Cities on the northern Japanese coast are setting up hot lines and emergency headquarters and conducting safety drills to prepare for possible falling debris from North Korea's planned rocket launch, officials said Thursday.

North Korea has said it will launch a communications satellite between April 4-8, and has designated waters off northern Japan as a risk zone for falling fragments.

Japan and its allies have said the launch is intended to also test long-range ballistic missile technology. The government is readying an order to deploy a missile shield, including interceptors, to protect against debris that might fall short and hit Japan. The order is expected Friday.

"We are preparing to do everything we can to protect the safety and lives of the people," said Chief Cabinet Secretary Takeo Kawamura.

Japan is also set to shift some of the batteries of PAC-3 land-to-air missiles, now in around Tokyo, to the north coast and send a pair of destroyers carrying missile interceptors to nearby waters.

In the meantime, locals are getting ready.

Pyongyang has designated the waters off northern Akita and Iwate prefectures (states) as a risk zone for falling fragments, and officials in Iwate have set up hot lines connecting town offices and increased overnight staffing before and during the scheduled launch dates.

They have also reviewed contingency measures to deal with possible damage.

Some said there was little they could do.

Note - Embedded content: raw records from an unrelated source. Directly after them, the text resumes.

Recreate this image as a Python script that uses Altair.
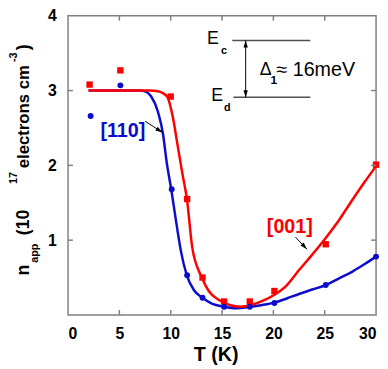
import math
import altair as alt
import pandas as pd

# ---------------- data ----------------
blue_T = [2.2, 5.1, 10.1, 11.6, 13.1, 15.2, 17.7, 20.1, 25.1, 30.0]
blue_n = [2.66, 3.07, 1.68, 0.53, 0.23, 0.11, 0.11, 0.16, 0.40, 0.78]
red_T = [2.1, 5.1, 10.0, 11.6, 13.1, 15.2, 17.7, 20.1, 25.1, 30.0]
red_n = [3.08, 3.27, 2.92, 1.55, 0.50, 0.18, 0.18, 0.32, 0.945, 2.01]

blue_fit_T = [2.0, 5.0, 7.0, 7.5, 8.1, 8.75, 9.25, 9.6, 10.05, 10.67, 11.0, 11.57,
              12.27, 13.1, 14.0, 15.2, 16.4, 17.6, 18.8, 20.1, 21.3, 22.5, 23.8,
              25.1, 26.4, 27.7, 28.9, 30.0]
blue_fit_n = [3.0, 3.0, 3.0, 2.99, 2.92, 2.72, 2.42, 2.05, 1.68, 1.12, 0.85, 0.53,
              0.33, 0.23, 0.15, 0.11, 0.09, 0.105, 0.13, 0.165, 0.22, 0.28, 0.34,
              0.40, 0.49, 0.58, 0.68, 0.78]
red_fit_T = [2.0, 5.0, 8.0, 8.75, 9.3, 9.7, 10.2, 10.67, 11.15, 11.57, 12.1, 13.0,
             13.7, 14.7, 15.8, 16.8, 18.0, 19.0, 20.1, 21.25, 22.5, 23.8, 25.1,
             26.4, 27.7, 28.9, 30.0]
red_fit_n = [3.0, 3.0, 3.0, 2.99, 2.96, 2.91, 2.65, 2.27, 1.88, 1.56, 0.90, 0.51,
             0.32, 0.20, 0.13, 0.11, 0.14, 0.19, 0.27, 0.39, 0.60, 0.81, 1.03,
             1.27, 1.54, 1.78, 1.99]

x_ticks = [0, 5, 10, 15, 20, 25, 30]
y_ticks = [0, 1, 2, 3, 4]

# ---------------- styling ----------------
W, H = 313, 304
BLUE = "#0c0ccc"
RED = "#ff0000"
GRAY = "#808080"
FONT = "Liberation Sans"
PX_T = W / 30.0
PX_N = H / 4.0

xs = alt.Scale(domain=[0, 30], nice=False, zero=False)
ys = alt.Scale(domain=[0, 4], nice=False, zero=False)

x_axis = alt.Axis(values=x_ticks, ticks=False, domain=False, grid=False,
                  labelFontSize=16, labelFontWeight="bold", labelPadding=11,
                  labelFont=FONT, labelColor="black", title=None)
y_axis = alt.Axis(values=y_ticks, ticks=False, domain=False, grid=False,
                  labelFontSize=16, labelFontWeight="bold", labelPadding=12,
                  labelFont=FONT, labelColor="black", title=None,
                  labelExpr="datum.value == 0 ? '' : datum.label")


def X():
    return alt.X("T:Q", scale=xs, axis=x_axis)


def Y():
    return alt.Y("n:Q", scale=ys, axis=y_axis)


blue_fit = pd.DataFrame({"T": blue_fit_T, "n": blue_fit_n})
red_fit = pd.DataFrame({"T": red_fit_T, "n": red_fit_n})
blue_pts = pd.DataFrame({"T": blue_T, "n": blue_n})
red_pts = pd.DataFrame({"T": red_T, "n": red_n})

layers = []
layers.append(alt.Chart(blue_fit).mark_line(color=BLUE, strokeWidth=2.5, interpolate="monotone", clip=False)
              .encode(x=X(), y=Y()))
layers.append(alt.Chart(red_fit).mark_line(color=RED, strokeWidth=2.5, interpolate="monotone", clip=False)
              .encode(x=X(), y=Y()))
layers.append(alt.Chart(red_pts).mark_square(color=RED, size=42, opacity=1, clip=False)
              .encode(x=X(), y=Y()))
layers.append(alt.Chart(blue_pts).mark_circle(color=BLUE, size=36, opacity=1, clip=False)
              .encode(x=X(), y=Y()))

# inward ticks on all four sides
xt = pd.DataFrame({"T": x_ticks[1:-1]})
yt = pd.DataFrame({"n": y_ticks[1:-1]})
layers.append(alt.Chart(xt).mark_rule(color=GRAY, strokeWidth=1.5)
              .encode(x=X(), y=alt.value(H), y2=alt.value(H - 5)))
layers.append(alt.Chart(xt).mark_rule(color=GRAY, strokeWidth=1.5)
              .encode(x=X(), y=alt.value(0), y2=alt.value(5)))
layers.append(alt.Chart(yt).mark_rule(color=GRAY, strokeWidth=1.5)
              .encode(y=Y(), x=alt.value(0), x2=alt.value(5)))
layers.append(alt.Chart(yt).mark_rule(color=GRAY, strokeWidth=1.5)
              .encode(y=Y(), x=alt.value(W), x2=alt.value(W - 5)))


def arrow(t0, n0, t1, n1, color="black", width=1, head=True):
    df = pd.DataFrame({"T": [t0, t1], "n": [n0, n1]})
    out = [alt.Chart(df).mark_line(color=color, strokeWidth=width, clip=False)
           .encode(x=X(), y=Y())]
    if head:
        dx = (t1 - t0) * PX_T
        dy = -(n1 - n0) * PX_N
        ang = math.degrees(math.atan2(dx, -dy)) % 360
        hd = pd.DataFrame({"T": [t1], "n": [n1]})
        out.append(alt.Chart(hd).mark_point(shape="M0,0L-0.55,1.8L0.55,1.8Z", filled=True,
                                            color=color, size=64, angle=ang, opacity=1)
                   .encode(x=X(), y=Y()))
    return out


def label(t, n, s, size, color="black", weight="bold", align="center"):
    df = pd.DataFrame({"T": [t], "n": [n]})
    return alt.Chart(df).mark_text(text=s, fontSize=size, fontWeight=weight, color=color,
                                   font=FONT, align=align, baseline="middle").encode(x=X(), y=Y())


# series labels and arrows
layers.append(label(5.34, 2.46, "[110]", 20, BLUE))
layers += arrow(7.51, 2.59, 9.20, 2.44)
layers.append(label(21.6, 1.17, "[001]", 20, RED))
layers += arrow(22.15, 1.04, 23.27, 0.88)

# energy-level inset
layers += arrow(16.0, 3.67, 23.6, 3.67, color="#505050", width=1.5, head=False)
layers += arrow(16.1, 2.91, 23.6, 2.91, color="#505050", width=1.5, head=False)
layers += arrow(17.3, 3.29, 17.3, 3.67)
layers += arrow(17.3, 3.29, 17.3, 2.91)
layers.append(label(14.1, 3.69, "E", 18, weight="normal"))
layers.append(label(15.2, 3.53, "c", 11, weight="bold"))
layers.append(label(14.53, 2.92, "E", 18, weight="normal"))
layers.append(label(15.5, 2.77, "d", 11, weight="bold"))
layers.append(label(19.25, 3.28, "\u0394", 18, weight="normal"))
layers.append(label(20.05, 3.14, "1", 12, weight="bold"))
layers.append(label(20.3, 3.28, "\u2248 16meV", 20, weight="normal", align="left"))

# y-axis title, built from pieces (rotated)
title_pieces = [
    ("n", 29, 277, 18),
    ("app", 38, 264, 11),
    ("(10", 29, 236, 18),
    ("17", 17, 184, 11),
    ("electrons cm", 29, 168, 17),
    ("-3", 17, 60, 11),
    (")", 29, 48, 18),
]
for s, xa, ya, fs in title_pieces:
    layers.append(alt.Chart(pd.DataFrame({"a": [0]})).mark_text(
        text=s, angle=270, align="left", baseline="alphabetic", fontSize=fs,
        fontWeight="bold", font=FONT, color="black")
        .encode(x=alt.value(xa - 69), y=alt.value(ya - 13)))

# x-axis title
layers.append(alt.Chart(pd.DataFrame({"a": [0]})).mark_text(
    text="T (K)", fontSize=20, fontWeight="bold", font=FONT, color="black",
    align="center", baseline="middle")
    .encode(x=alt.value(150.5), y=alt.value(357.5 - 13)))

chart = alt.layer(*layers).properties(
    width=W, height=H,
    autosize=alt.AutoSizeParams(type="none"),
    padding={"left": 61, "top": 5, "right": 4, "bottom": 50},
).configure_view(stroke=GRAY, strokeWidth=1.5).configure_axis(labelFont=FONT)

chart.save("out.html", embed_options={"renderer": "svg", "actions": False})
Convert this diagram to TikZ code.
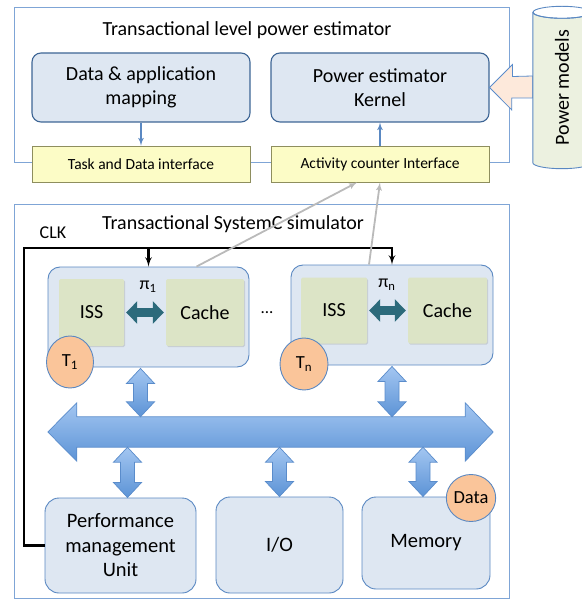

"The problem is that we have no idea if it will hit us or where it will land until it happens," said prefectural disaster management official Shuzo Koshino. "We won't have time for evacuation or to do anything. Where do we evacuate to, anyway? We don't have underground shelters."

Koshino said many people are concerned about safety, as the launch dates overlap with the beginning of the country's school year, when many ceremonies are planned for new students.

"We must be prepared, but we don't want to incite fear among citizens or restrict their activity," he said. "We just have to believe that the chance of being hit by missile debris is smaller than getting hit by a car. Otherwise, you can't leave your house."

In Tottori on Japan's northwestern coast, officials held an emergency drill Wednesday.

Japan has also warned of additional sanctions against North Korea if the country went ahead with a launch, and the Japanese parliament is set to issue a statement Friday urging the North to scrap the launch, which Japan says violates a U.N. Security Council resolution barring North Korea from any ballistic missile development activity.

Japan imposed tight trade sanctions against Pyongyang in 2006 after it tested ballistic missiles in waters between the two countries and conducted an atomic test. Japan's current sanctions, which have been extended every six months, are set to expire April 13.